I am trying to predict the total sum of donations that Monica will receive on https://www.gofundme.com/f/stop-stack-overflow-from-defaming-its-users/

I copied the data and summed for all days the amount of donations. This results in the following data, plot and analysis:

# data 
# note that the date values are day since beginning of crowd funding
# the value 6085 is the oldest (day 0) and the value 180 is the most recent (day 28)

m <- c(6085,3207,885,1279,1483,75,421,335,1176,504,430,110,36,299,314,215,417,1712,2141,35,235,80,330,70,70,105,65,15,180)
d <- c(0:28)


# plotting
plot(d,m, log = "y",
     xlab = "day", ylab = "$",
     main="daily donation money")

# adding model line
mod <- glm(m ~ d, family = quasipoisson(link='log'))
ds <- seq(0,28,0.1)
lines(ds,exp(coef(mod)[1]
            +coef(mod)[2]*ds))

# integral for fitted line
exp(coef(mod)[1])/-coef(mod)[2]

donations

When I integrate the fitted line until infinity then I get roughly ~ 21650 dollars as the total sum of money that will be donated.

My question is

  1. How can I express the accuracy/variance of this predicted/forecasted value (based on the idea that the model is true)?
  2. How do I incorporate the knowledge that the current sum of the data $\sum m=22309$ is already larger than the prediction/forecast based on the integral of the fitted line?

    • I imagine I could try fit the integral which is something like $\text{final sum} \times ( 1-e^{-ct})$ but I would not know how to treat the errors which will be correlated.

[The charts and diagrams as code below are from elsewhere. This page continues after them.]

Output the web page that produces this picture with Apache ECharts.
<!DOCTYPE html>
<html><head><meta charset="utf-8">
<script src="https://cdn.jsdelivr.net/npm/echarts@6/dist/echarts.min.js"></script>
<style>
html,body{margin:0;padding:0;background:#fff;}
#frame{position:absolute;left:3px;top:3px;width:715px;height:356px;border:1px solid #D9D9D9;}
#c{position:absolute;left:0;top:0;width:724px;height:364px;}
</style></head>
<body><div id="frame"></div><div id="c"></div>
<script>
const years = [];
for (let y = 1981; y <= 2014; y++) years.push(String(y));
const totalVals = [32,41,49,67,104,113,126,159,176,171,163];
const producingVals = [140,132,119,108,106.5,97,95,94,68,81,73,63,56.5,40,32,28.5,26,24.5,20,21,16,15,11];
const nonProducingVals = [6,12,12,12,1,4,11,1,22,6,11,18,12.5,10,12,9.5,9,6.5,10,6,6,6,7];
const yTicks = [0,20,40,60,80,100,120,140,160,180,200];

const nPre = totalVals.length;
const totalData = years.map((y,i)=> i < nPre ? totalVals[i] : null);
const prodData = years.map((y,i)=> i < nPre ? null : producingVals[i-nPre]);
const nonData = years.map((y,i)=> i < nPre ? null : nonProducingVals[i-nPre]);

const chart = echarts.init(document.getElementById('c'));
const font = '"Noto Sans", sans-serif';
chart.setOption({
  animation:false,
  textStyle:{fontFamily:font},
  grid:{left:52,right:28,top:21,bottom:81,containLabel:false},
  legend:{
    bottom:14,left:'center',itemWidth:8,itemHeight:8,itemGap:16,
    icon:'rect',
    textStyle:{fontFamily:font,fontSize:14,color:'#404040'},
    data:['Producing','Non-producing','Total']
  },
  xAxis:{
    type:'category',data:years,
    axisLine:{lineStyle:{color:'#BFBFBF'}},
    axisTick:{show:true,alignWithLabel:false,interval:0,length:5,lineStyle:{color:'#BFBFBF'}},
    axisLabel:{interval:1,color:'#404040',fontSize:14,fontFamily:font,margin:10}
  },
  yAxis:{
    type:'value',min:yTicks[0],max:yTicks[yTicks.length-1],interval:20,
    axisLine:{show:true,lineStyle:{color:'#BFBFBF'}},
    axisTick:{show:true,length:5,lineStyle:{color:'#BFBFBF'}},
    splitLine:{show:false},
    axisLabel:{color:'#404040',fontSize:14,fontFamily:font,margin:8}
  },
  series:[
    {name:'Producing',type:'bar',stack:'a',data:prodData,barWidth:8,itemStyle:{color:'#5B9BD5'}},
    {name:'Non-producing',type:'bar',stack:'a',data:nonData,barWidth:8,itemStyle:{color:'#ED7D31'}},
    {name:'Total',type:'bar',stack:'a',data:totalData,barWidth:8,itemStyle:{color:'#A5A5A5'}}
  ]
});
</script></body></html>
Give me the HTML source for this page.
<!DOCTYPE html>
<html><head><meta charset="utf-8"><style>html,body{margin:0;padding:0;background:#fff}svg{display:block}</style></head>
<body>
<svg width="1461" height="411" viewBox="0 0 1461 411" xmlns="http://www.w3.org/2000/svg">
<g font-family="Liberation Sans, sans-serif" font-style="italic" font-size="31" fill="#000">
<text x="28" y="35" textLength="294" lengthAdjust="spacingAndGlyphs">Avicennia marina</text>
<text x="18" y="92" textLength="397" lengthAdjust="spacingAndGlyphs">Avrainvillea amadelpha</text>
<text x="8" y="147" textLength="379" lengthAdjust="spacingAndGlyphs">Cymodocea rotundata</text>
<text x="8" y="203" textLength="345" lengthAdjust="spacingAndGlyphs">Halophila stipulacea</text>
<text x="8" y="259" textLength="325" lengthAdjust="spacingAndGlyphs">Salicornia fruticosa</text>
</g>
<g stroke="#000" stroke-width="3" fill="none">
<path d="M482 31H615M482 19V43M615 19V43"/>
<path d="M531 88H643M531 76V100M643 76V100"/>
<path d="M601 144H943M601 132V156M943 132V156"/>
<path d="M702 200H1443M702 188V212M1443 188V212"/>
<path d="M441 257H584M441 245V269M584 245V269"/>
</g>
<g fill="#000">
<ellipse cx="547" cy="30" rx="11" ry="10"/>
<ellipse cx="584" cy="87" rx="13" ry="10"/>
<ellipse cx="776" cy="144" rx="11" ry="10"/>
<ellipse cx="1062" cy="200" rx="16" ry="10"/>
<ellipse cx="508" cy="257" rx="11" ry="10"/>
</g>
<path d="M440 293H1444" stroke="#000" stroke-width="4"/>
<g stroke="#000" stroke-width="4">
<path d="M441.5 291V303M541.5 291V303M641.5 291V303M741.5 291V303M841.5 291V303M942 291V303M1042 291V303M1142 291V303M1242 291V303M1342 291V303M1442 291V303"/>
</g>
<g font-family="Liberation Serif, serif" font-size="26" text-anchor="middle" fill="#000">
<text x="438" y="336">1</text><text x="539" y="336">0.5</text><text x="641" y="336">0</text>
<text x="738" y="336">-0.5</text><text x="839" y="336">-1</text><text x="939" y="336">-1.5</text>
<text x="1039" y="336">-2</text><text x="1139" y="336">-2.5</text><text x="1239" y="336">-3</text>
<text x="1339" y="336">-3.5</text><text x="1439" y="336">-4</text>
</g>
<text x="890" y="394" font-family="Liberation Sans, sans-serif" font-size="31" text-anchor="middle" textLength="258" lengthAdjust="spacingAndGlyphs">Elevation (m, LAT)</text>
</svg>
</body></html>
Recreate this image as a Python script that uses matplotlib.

And also I still get a small value (in the case below with simple least squares I get the final sum is 21580

      cumulative

      t <- c(0,rev(d+1))
      ms <- cumsum(c(0,rev(m)))
      plot(t,ms, xlab = "day", ylab = "$", main="cumulative donation money")
      mod2 <- nls(ms ~ tot * (1-exp(c*t)), start = list(tot =22000, c = -0.1))
      lines(t,coef(mod2)[1] * (1-exp(coef(mod2)[2]*t)))
      
  3. How should I handle the inaccuracies of my statistical model (In reality I do not have a perfect exponential curve and neither (quasi)Poisson distribution of errors, but I do not know well how to describe it better and how to incorporate these inaccuracies of the model into the error of the prediction/forecast)?


Update:

Regarding the questions 1 and 2

IrishStat commented that

"you might want to accumulate predictions"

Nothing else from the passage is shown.